Republicans — and even some Democrats — who have been briefed said the threats are legitimate.
The chairman of Foreign Relations Committee, Sen. Jim Risch of Idaho, said that based on the information he received he supports the administration actions, including the repositioning of the USS Abraham Lincoln aircraft carrier to the Gulf.
“The threat is real,” said Democrat Sen. Mark Warner of Virginia, the ranking member of the Senate Intelligence Committee. But, he said, “The administration is doing a dreadful job of consulting with Congress and keeping the vast majority of members of Congress informed about what’s happening.”
And Republican Sen. Marco Rubio of Florida said the information he’s seen shows “by far the single most imminent potential conflict of this significance” in his eight years in Congress. He said, “The intelligence is unmistakable and clear, and it’s backed by observable movement on the ground.”
Still, Romney expressed support for the Senate Democrats’ request for more information in a classified briefing, and Risch said a broader briefing for senators, perhaps next week, was “in the works.”
Romney said it’s “inconceivable” that Trump would start a conflict with Iran. “There’s no appetite for going to war in the Middle East,” he told reporters.
State Department officials said threats in the region were credible and based on intelligence showing Iranian-backed militias had been moving personnel and weaponry as well as stepping up surveillance of U.S. and U.S.-affiliated facilities in Iraq and other parts of the Middle East. The officials were not authorized to comment publicly by name and spoke only on condition of anonymity.

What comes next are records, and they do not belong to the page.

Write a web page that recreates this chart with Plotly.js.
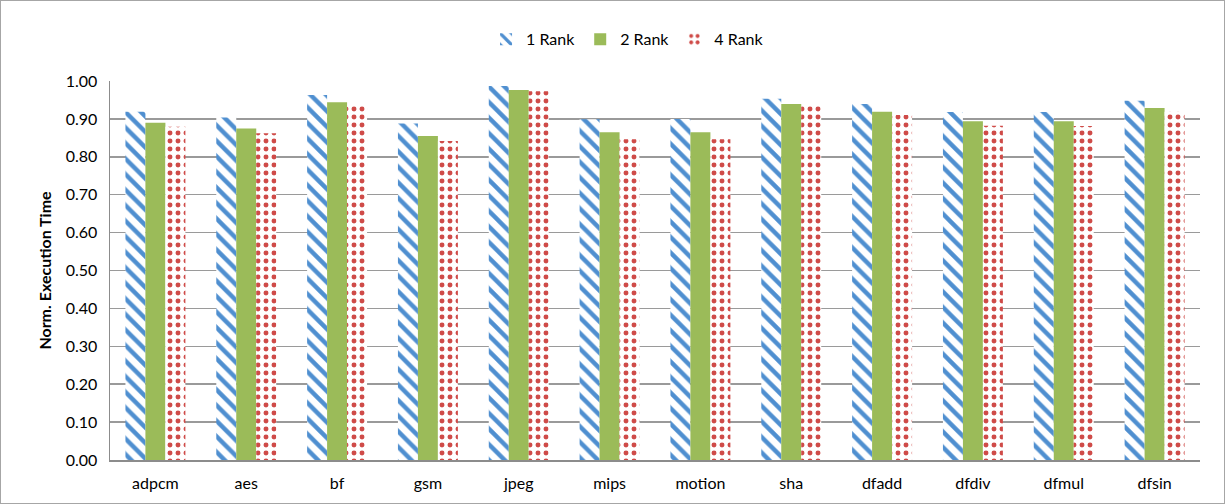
<!DOCTYPE html>
<html>
<head>
<meta charset="utf-8">
<script src="https://cdn.plot.ly/plotly-3.0.1.min.js"></script>
<style>
  html, body { margin: 0; padding: 0; background: #fff; }
  #chart { width: 1223px; height: 502px; border: 1px solid #a6a6a6; }
</style>
</head>
<body>
<div id="chart"></div>
<script>
const categories = ["adpcm", "aes", "bf", "gsm", "jpeg", "mips", "motion", "sha", "dfadd", "dfdiv", "dfmul", "dfsin"];
const rank1 = [0.919, 0.904, 0.963, 0.888, 0.987, 0.899, 0.900, 0.953, 0.939, 0.918, 0.918, 0.948];
const rank2 = [0.890, 0.875, 0.944, 0.855, 0.976, 0.865, 0.865, 0.939, 0.919, 0.894, 0.894, 0.929];
const rank4 = [0.879, 0.862, 0.935, 0.842, 0.973, 0.846, 0.846, 0.934, 0.910, 0.882, 0.881, 0.919];
const seriesNames = ["1 Rank", "2 Rank", "4 Rank"];
const yTicks = [0, 0.1, 0.2, 0.3, 0.4, 0.5, 0.6, 0.7, 0.8, 0.9, 1.0];

const FONT = "Lato, 'Open Sans', sans-serif";

const traces = [
  {
    type: "bar", name: seriesNames[0], x: categories, y: rank1,
    marker: {
      color: "#ffffff",
      line: { width: 0 },
      pattern: { shape: "\\", fgcolor: "#4f8fd0", bgcolor: "#ffffff", fgopacity: 1, size: 11, solidity: 0.4, fillmode: "overlay" }
    }
  },
  {
    type: "bar", name: seriesNames[1], x: categories, y: rank2,
    marker: { color: "#9bbb59", line: { width: 0 } }
  },
  {
    type: "bar", name: seriesNames[2], x: categories, y: rank4,
    marker: {
      color: "#ffffff",
      line: { width: 0 },
      pattern: { shape: ".", fgcolor: "#cf4b48", bgcolor: "#ffffff", fgopacity: 1, size: 8, solidity: 0.3, fillmode: "overlay" }
    }
  }
];

const layout = {
  width: 1223, height: 502,
  margin: { l: 109, r: 24, t: 80, b: 43 },
  paper_bgcolor: "#ffffff", plot_bgcolor: "#ffffff",
  font: { family: FONT, size: 16, color: "#000000" },
  barmode: "group",
  bargap: 0.34,
  bargroupgap: 0,
  showlegend: true,
  legend: {
    orientation: "h", x: 0.345, xanchor: "left", xref: "plot", y: 1.11, yanchor: "middle",
    font: { family: FONT, size: 16, color: "#000" },
    itemwidth: 30, tracegroupgap: 0
  },
  xaxis: {
    type: "category",
    showgrid: false,
    showline: true, linecolor: "#8c8c8c", linewidth: 1.5,
    ticks: "", tickfont: { family: FONT, size: 16 },
    ticklabelstandoff: 8
  },
  yaxis: {
    range: [0, 1],
    tickvals: yTicks,
    tickformat: ".2f",
    showgrid: true, gridcolor: "#9a9a9a", gridwidth: 1.5,
    showline: true, linecolor: "#8c8c8c", linewidth: 1.5,
    zeroline: false,
    ticks: "", tickfont: { family: FONT, size: 16 },
    ticklabelstandoff: 8,
    title: { text: "<b>Norm. Execution Time</b>", font: { family: FONT, size: 16 }, standoff: 10 }
  }
};

Plotly.newPlot("chart", traces, layout, { displayModeBar: false, staticPlot: true });
</script>
</body>
</html>
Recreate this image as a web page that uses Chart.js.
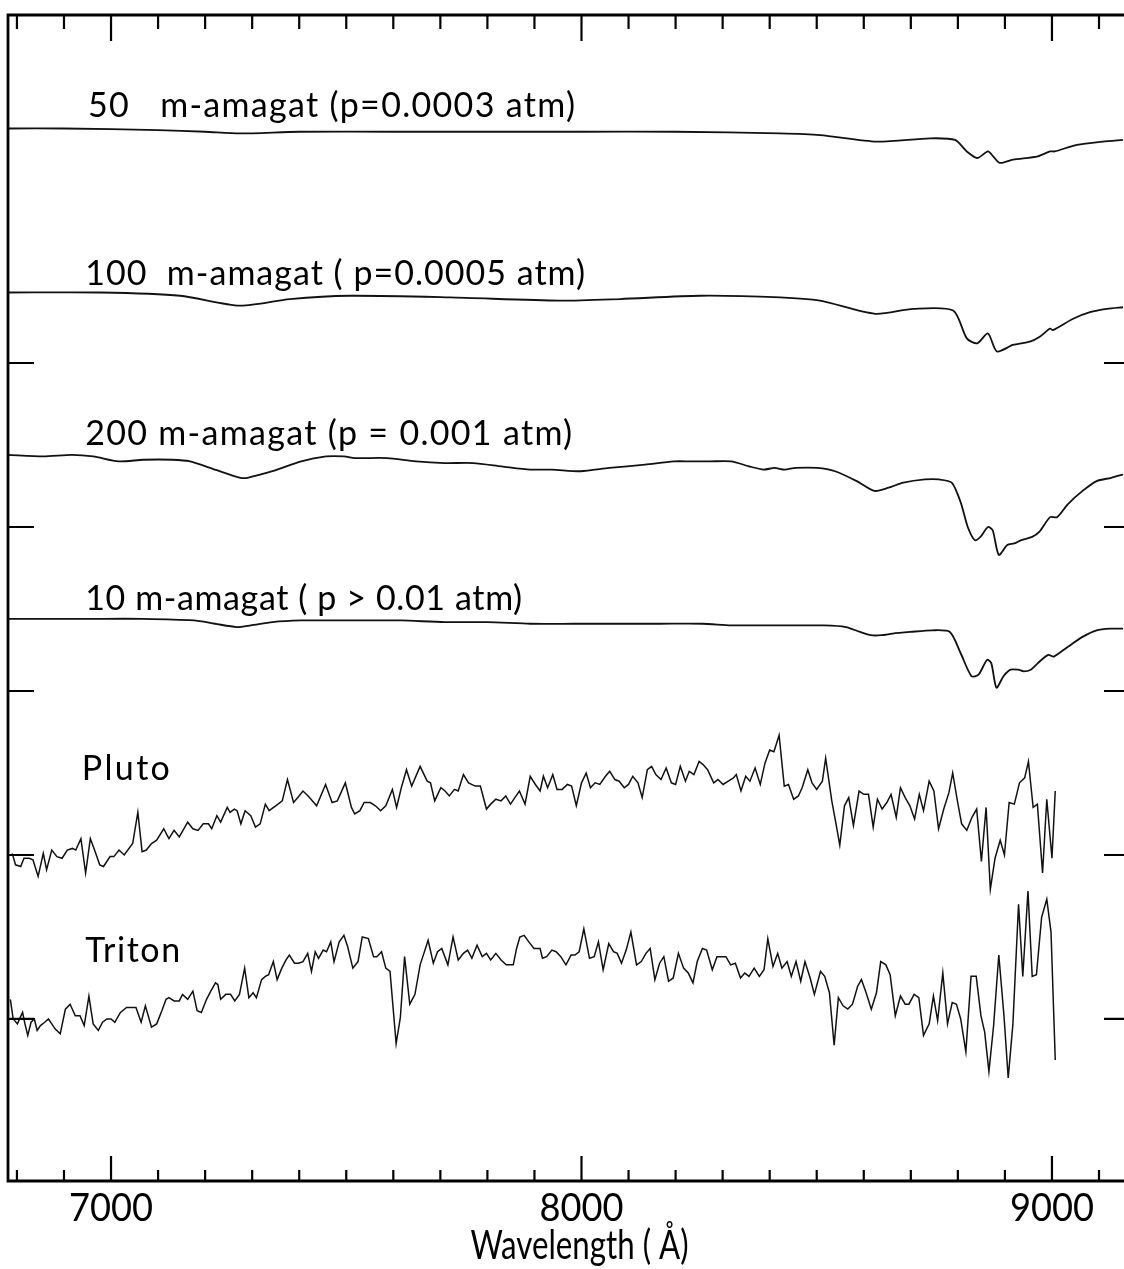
<!DOCTYPE html>
<html><head><meta charset="utf-8">
<script src="https://cdn.jsdelivr.net/npm/chart.js@4.4.1/dist/chart.umd.min.js"></script>
<style>html,body{margin:0;padding:0;background:#fff;}#wrap{width:1124px;height:1269px;position:relative;}</style>
</head><body><div id="wrap"><canvas id="c"></canvas></div>
<script>
// ---- data (wavelength in Angstrom, relative intensity with vertical offsets) ----
const am50_wl = [6781,6900,7100,7200,7274,7400,7600,7800,8000,8200,8422,8507,8628,8741,8794,8819,8841,8864,8875,8889,8917,8970,8996,9006,9053,9108,9151];
const am50_flux = [6.43,6.43,6.42,6.41,6.40,6.41,6.41,6.41,6.41,6.41,6.40,6.39,6.35,6.37,6.36,6.29,6.25,6.29,6.26,6.22,6.24,6.26,6.29,6.29,6.33,6.35,6.36];

const am100_wl = [6781,6977,7147,7274,7380,7508,7720,7954,8082,8252,8422,8507,8624,8705,8790,8819,8841,8864,8883,8917,8953,8974,8996,9002,9045,9081,9117,9151];
const am100_flux = [5.43,5.43,5.41,5.35,5.39,5.41,5.40,5.38,5.39,5.41,5.40,5.38,5.30,5.33,5.32,5.15,5.12,5.18,5.07,5.11,5.13,5.16,5.21,5.20,5.27,5.31,5.33,5.34];

const am200_wl = [6781,6856,6917,6962,7016,7069,7130,7168,7221,7275,7290,7343,7404,7457,7495,7518,7534,7587,7648,7709,7770,7830,7891,7937,7998,8059,8135,8196,8234,8273,8318,8356,8387,8410,8432,8455,8501,8539,8585,8623,8653,8684,8730,8760,8787,8806,8821,8836,8848,8864,8874,8887,8905,8920,8935,8958,8973,8996,9011,9034,9065,9095,9126,9151];
const am200_flux = [4.44,4.43,4.44,4.43,4.40,4.41,4.41,4.40,4.35,4.30,4.30,4.34,4.40,4.43,4.43,4.42,4.42,4.42,4.40,4.39,4.39,4.37,4.35,4.35,4.34,4.36,4.38,4.40,4.40,4.40,4.40,4.37,4.35,4.36,4.35,4.36,4.36,4.34,4.28,4.22,4.24,4.27,4.29,4.29,4.27,4.15,4.00,3.92,3.94,4.00,3.98,3.83,3.89,3.90,3.92,3.94,3.97,4.06,4.06,4.14,4.22,4.28,4.30,4.32];

const am10_wl = [6781,6947,7069,7176,7221,7267,7297,7343,7404,7465,7556,7617,7709,7800,7892,7983,8074,8166,8257,8318,8379,8440,8516,8562,8592,8615,8638,8661,8699,8745,8783,8806,8829,8844,8862,8871,8882,8897,8912,8928,8940,8955,8970,8992,9004,9034,9065,9095,9126,9151];
const am10_flux = [3.44,3.44,3.44,3.43,3.41,3.39,3.40,3.42,3.43,3.43,3.43,3.43,3.42,3.42,3.41,3.41,3.41,3.41,3.41,3.40,3.40,3.40,3.40,3.39,3.36,3.34,3.34,3.35,3.36,3.37,3.36,3.23,3.09,3.10,3.19,3.17,3.02,3.09,3.13,3.13,3.12,3.13,3.17,3.22,3.21,3.27,3.33,3.37,3.38,3.38];

const pluto_wl = [6790,6797,6808,6815,6826,6834,6845,6856,6863,6874,6885,6896,6907,6918,6925,6936,6946,6956,6965,6976,6984,6998,7006,7017,7028,7046,7057,7066,7075,7086,7097,7112,7123,7134,7145,7163,7174,7185,7196,7207,7214,7225,7233,7247,7253,7262,7268,7276,7285,7297,7307,7317,7328,7336,7350,7364,7375,7388,7397,7408,7419,7437,7456,7470,7481,7498,7511,7518,7529,7538,7551,7562,7573,7584,7598,7607,7617,7628,7639,7657,7672,7679,7688,7701,7710,7719,7730,7738,7749,7760,7774,7785,7798,7807,7818,7829,7839,7849,7861,7868,7880,7891,7902,7912,7919,7928,7939,7948,7959,7970,7979,7989,8000,8010,8019,8029,8039,8051,8060,8071,8080,8091,8100,8109,8120,8129,8140,8149,8158,8169,8180,8191,8200,8210,8221,8229,8239,8250,8259,8268,8281,8290,8301,8312,8323,8329,8339,8349,8358,8369,8380,8390,8400,8409,8420,8431,8440,8451,8461,8469,8481,8490,8500,8512,8519,8532,8541,8549,8559,8568,8578,8590,8600,8610,8620,8629,8639,8649,8658,8669,8678,8688,8698,8708,8718,8727,8739,8749,8759,8770,8781,8789,8799,8808,8819,8830,8840,8850,8860,8869,8879,8890,8899,8909,8920,8931,8942,8950,8960,8969,8980,8989,9000,9007];
const pluto_flux = [2.01,1.94,1.93,1.98,1.98,1.97,1.87,2.01,1.91,2.03,1.99,1.98,2.03,2.04,2.03,2.10,1.89,2.10,2.03,1.94,1.93,1.99,1.99,2.03,2.00,2.07,2.26,2.02,2.03,2.07,2.09,2.16,2.10,2.15,2.11,2.20,2.16,2.15,2.19,2.19,2.16,2.24,2.20,2.29,2.26,2.28,2.27,2.19,2.27,2.24,2.17,2.19,2.31,2.27,2.30,2.33,2.46,2.32,2.35,2.39,2.36,2.30,2.43,2.32,2.33,2.44,2.29,2.25,2.27,2.32,2.32,2.30,2.27,2.30,2.40,2.29,2.41,2.52,2.42,2.54,2.45,2.44,2.33,2.41,2.39,2.36,2.40,2.39,2.49,2.44,2.42,2.42,2.28,2.31,2.34,2.33,2.36,2.31,2.36,2.39,2.31,2.48,2.43,2.39,2.48,2.41,2.49,2.40,2.40,2.43,2.42,2.30,2.44,2.50,2.41,2.44,2.43,2.48,2.51,2.46,2.45,2.41,2.43,2.48,2.44,2.35,2.52,2.54,2.49,2.46,2.53,2.44,2.43,2.54,2.45,2.51,2.49,2.57,2.55,2.52,2.44,2.46,2.43,2.45,2.47,2.49,2.39,2.48,2.45,2.53,2.43,2.56,2.64,2.63,2.73,2.42,2.43,2.34,2.36,2.41,2.52,2.44,2.40,2.45,2.59,2.33,2.19,2.06,2.30,2.35,2.18,2.39,2.37,2.37,2.17,2.34,2.28,2.32,2.37,2.23,2.41,2.35,2.30,2.22,2.37,2.27,2.45,2.39,2.16,2.28,2.38,2.50,2.33,2.19,2.15,2.23,2.28,1.96,2.29,1.79,1.98,2.09,2.00,2.32,2.31,2.44,2.47,2.57,2.29,2.31,1.89,2.34,1.98,2.39];

const triton_wl = [6786,6792,6801,6807,6812,6817,6823,6830,6837,6843,6850,6859,6867,6874,6881,6892,6903,6913,6924,6934,6943,6953,6962,6973,6982,6991,7000,7008,7020,7033,7046,7053,7064,7073,7086,7097,7108,7117,7123,7134,7145,7152,7163,7174,7183,7192,7203,7212,7222,7227,7233,7244,7254,7263,7273,7284,7293,7302,7309,7320,7328,7335,7345,7353,7363,7372,7379,7390,7399,7408,7418,7426,7434,7441,7451,7458,7467,7474,7485,7495,7503,7514,7525,7534,7547,7558,7565,7575,7584,7593,7606,7615,7624,7635,7646,7657,7674,7685,7694,7703,7716,7727,7738,7749,7758,7767,7778,7789,7798,7807,7818,7829,7840,7855,7862,7869,7878,7888,7899,7912,7917,7926,7937,7946,7956,7967,7978,7986,7995,8005,8017,8027,8036,8046,8058,8068,8076,8085,8095,8105,8117,8127,8137,8146,8156,8166,8175,8185,8195,8206,8217,8227,8237,8246,8257,8266,8278,8288,8297,8307,8317,8327,8338,8347,8356,8367,8378,8388,8396,8407,8417,8426,8437,8446,8456,8466,8475,8486,8495,8508,8517,8527,8537,8546,8556,8566,8576,8587,8595,8605,8616,8627,8636,8647,8656,8667,8678,8688,8696,8707,8717,8727,8739,8748,8757,8768,8778,8788,8797,8806,8817,8828,8839,8849,8857,8866,8876,8887,8898,8907,8917,8929,8938,8949,8958,8967,8978,8989,8998,9007];
const triton_flux = [1.12,1.00,0.97,1.01,1.04,0.97,0.90,0.98,1.00,0.93,0.96,0.98,1.00,0.97,0.94,0.91,1.06,1.09,1.02,1.02,0.96,1.14,0.97,0.93,0.98,1.00,1.00,0.98,1.04,1.07,1.07,1.07,0.98,1.08,0.95,0.97,1.05,1.12,1.13,1.11,1.11,1.15,1.12,1.17,1.05,1.04,1.12,1.17,1.22,1.21,1.12,1.15,1.15,1.11,1.15,1.31,1.13,1.16,1.13,1.24,1.26,1.27,1.35,1.24,1.31,1.36,1.39,1.34,1.34,1.35,1.40,1.29,1.41,1.37,1.42,1.41,1.47,1.35,1.47,1.51,1.44,1.31,1.35,1.50,1.49,1.38,1.38,1.41,1.31,1.29,0.85,1.01,1.38,1.09,1.15,1.33,1.48,1.34,1.41,1.43,1.33,1.50,1.36,1.40,1.42,1.37,1.45,1.38,1.40,1.36,1.40,1.36,1.33,1.33,1.43,1.50,1.51,1.47,1.43,1.43,1.37,1.38,1.42,1.41,1.38,1.33,1.39,1.39,1.41,1.55,1.37,1.38,1.47,1.30,1.46,1.41,1.40,1.34,1.42,1.53,1.33,1.35,1.40,1.43,1.24,1.34,1.38,1.23,1.25,1.40,1.31,1.28,1.22,1.35,1.43,1.42,1.30,1.38,1.38,1.38,1.33,1.34,1.25,1.28,1.26,1.31,1.26,1.30,1.49,1.32,1.40,1.31,1.35,1.26,1.35,1.23,1.35,1.25,1.15,1.29,1.26,1.16,0.84,1.13,1.08,1.06,1.09,1.20,1.24,1.16,1.06,1.16,1.35,1.33,1.27,1.02,1.14,1.09,1.09,1.15,1.13,0.90,0.97,1.14,0.99,1.28,0.97,1.10,1.09,1.00,0.80,1.26,1.26,1.02,0.92,0.68,0.96,1.39,1.02,0.64,0.97,1.70,1.26,1.78,1.26,1.27,1.62,1.73,1.53,0.75];

const xTickValues = [7000, 8000, 9000];
const xTickLabels = ['7000', '8000', '9000'];
const xMinorTicks = [6800,6900,7000,7100,7200,7300,7400,7500,7600,7700,7800,7900,8000,8100,8200,8300,8400,8500,8600,8700,8800,8900,9000,9100];
const yTicks = [1, 2, 3, 4, 5];
const xTitle = 'Wavelength ( Å)';
const seriesNames = ['50   m-amagat (p=0.0003 atm)', '100  m-amagat ( p=0.0005 atm)', '200 m-amagat (p = 0.001 atm)', '10 m-amagat ( p > 0.01 atm)', 'Pluto', 'Triton'];

// ---- label placement (data coordinates) and styling ----
const labelAnchorWl = [6951, 6945, 6945, 6945, 6938, 6945];
const labelAnchorY = [6.50, 5.476, 4.50, 3.494, 2.457, 1.348];
const labelWidthPx = [487, 500, 487, 437, 88, 95];
const FONT = 'Lato, "DejaVu Sans", sans-serif';

function pts(wl, fl) { return wl.map((w, i) => ({x: w, y: fl[i]})); }
const series = [
  {wl: am50_wl, fl: am50_flux, smooth: true},
  {wl: am100_wl, fl: am100_flux, smooth: true},
  {wl: am200_wl, fl: am200_flux, smooth: true},
  {wl: am10_wl, fl: am10_flux, smooth: true},
  {wl: pluto_wl, fl: pluto_flux, smooth: false},
  {wl: triton_wl, fl: triton_flux, smooth: false}
];

function fitText(ctx, t, px, py, width, align) {
  ctx.letterSpacing = '0px';
  const w = ctx.measureText(t).width;
  const sx = width / w;
  ctx.save();
  ctx.translate(px, py);
  ctx.scale(sx, 1);
  ctx.textAlign = align;
  ctx.fillText(t, 0, 0);
  ctx.restore();
}

const framePlugin = {
  id: 'frame',
  afterDraw(chart) {
    const {ctx, chartArea: a, scales} = chart;
    const x = scales.x, y = scales.y;
    ctx.save();
    ctx.strokeStyle = '#000';
    ctx.lineWidth = 2.8;
    ctx.lineCap = 'butt';
    // frame: left, top and bottom (right edge lies at the picture border)
    ctx.beginPath();
    ctx.moveTo(a.right + 2, a.top); ctx.lineTo(a.left, a.top);
    ctx.lineTo(a.left, a.bottom); ctx.lineTo(a.right + 2, a.bottom);
    ctx.stroke();
    ctx.lineWidth = 2.2;
    for (const w of xMinorTicks) {
      const px = x.getPixelForValue(w);
      const major = xTickValues.includes(w);
      ctx.beginPath();
      ctx.moveTo(px, a.bottom); ctx.lineTo(px, a.bottom - (major ? 25 : 11));
      ctx.moveTo(px, a.top); ctx.lineTo(px, a.top + (major ? 26 : 14));
      ctx.stroke();
    }
    for (const v of yTicks) {
      const py = y.getPixelForValue(v);
      ctx.beginPath();
      ctx.moveTo(a.left, py); ctx.lineTo(a.left + 26, py);
      ctx.moveTo(a.right + 2, py); ctx.lineTo(a.right - 19, py);
      ctx.stroke();
    }
    ctx.fillStyle = '#000';
    ctx.textBaseline = 'alphabetic';
    // x tick labels
    ctx.font = '39px ' + FONT;
    xTickValues.forEach((v, i) => {
      fitText(ctx, xTickLabels[i], x.getPixelForValue(v), a.bottom + 40, 84, 'center');
    });
    // axis title
    ctx.font = '40px ' + FONT;
    fitText(ctx, xTitle, x.getPixelForValue(8000) - 2, a.bottom + 78, 218, 'center');
    // series labels
    ctx.font = '34px ' + FONT;
    ctx.textAlign = 'left';
    seriesNames.forEach((t, i) => {
      const px = x.getPixelForValue(labelAnchorWl[i]);
      const py = y.getPixelForValue(labelAnchorY[i]);
      ctx.letterSpacing = '0px';
      const w = ctx.measureText(t).width;
      const n = [...t].length;
      const ls = (labelWidthPx[i] - w) / Math.max(1, n - 1);
      ctx.letterSpacing = ls.toFixed(2) + 'px';
      ctx.fillText(t, px, py);
    });
    ctx.letterSpacing = '0px';
    ctx.restore();
  }
};

new Chart(document.getElementById('c'), {
  type: 'line',
  data: {
    datasets: series.map((s, i) => ({
      label: seriesNames[i],
      data: pts(s.wl, s.fl),
      borderColor: '#111',
      borderWidth: s.smooth ? 1.8 : 1.5,
      pointRadius: 0,
      tension: s.smooth ? 0.25 : 0,
      fill: false
    }))
  },
  options: {
    responsive: true,
    maintainAspectRatio: false,
    animation: false,
    layout: {padding: {left: 8, top: 15, right: 1, bottom: 0}},
    plugins: {legend: {display: false}, tooltip: {enabled: false}},
    scales: {
      x: {
        type: 'linear', min: 6781, max: 9151, position: 'bottom',
        grid: {display: false, drawTicks: false},
        border: {display: false},
        ticks: {display: false, stepSize: 1000, includeBounds: false},
        title: {display: false},
        afterFit: (s) => { s.height = 88; s.paddingLeft = 0; s.paddingRight = 0; }
      },
      y: {display: false, min: 0.012, max: 7.122}
    }
  },
  plugins: [framePlugin]
});
</script>
</body></html>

They pushed back against speculation that the decision to bring nonessential personnel home from Iraq was a prelude to military conflict. There is no U.S. desire for war, said one official, who had returned earlier Wednesday from Europe with Secretary of State Mike Pompeo.
Several Democrats pinned the sudden moves in part on national security adviser John Bolton, known for his hawkish views. Some have suggested Pompeo and Bolton don’t see eye-to-eye on the U.S. strategy, and Trump found it necessary to comment on that.
“There is no infighting whatsoever,” he tweeted Wednesday. “All sides, views, and policies are covered,” and he reserves the “decisive and final decision,” he said.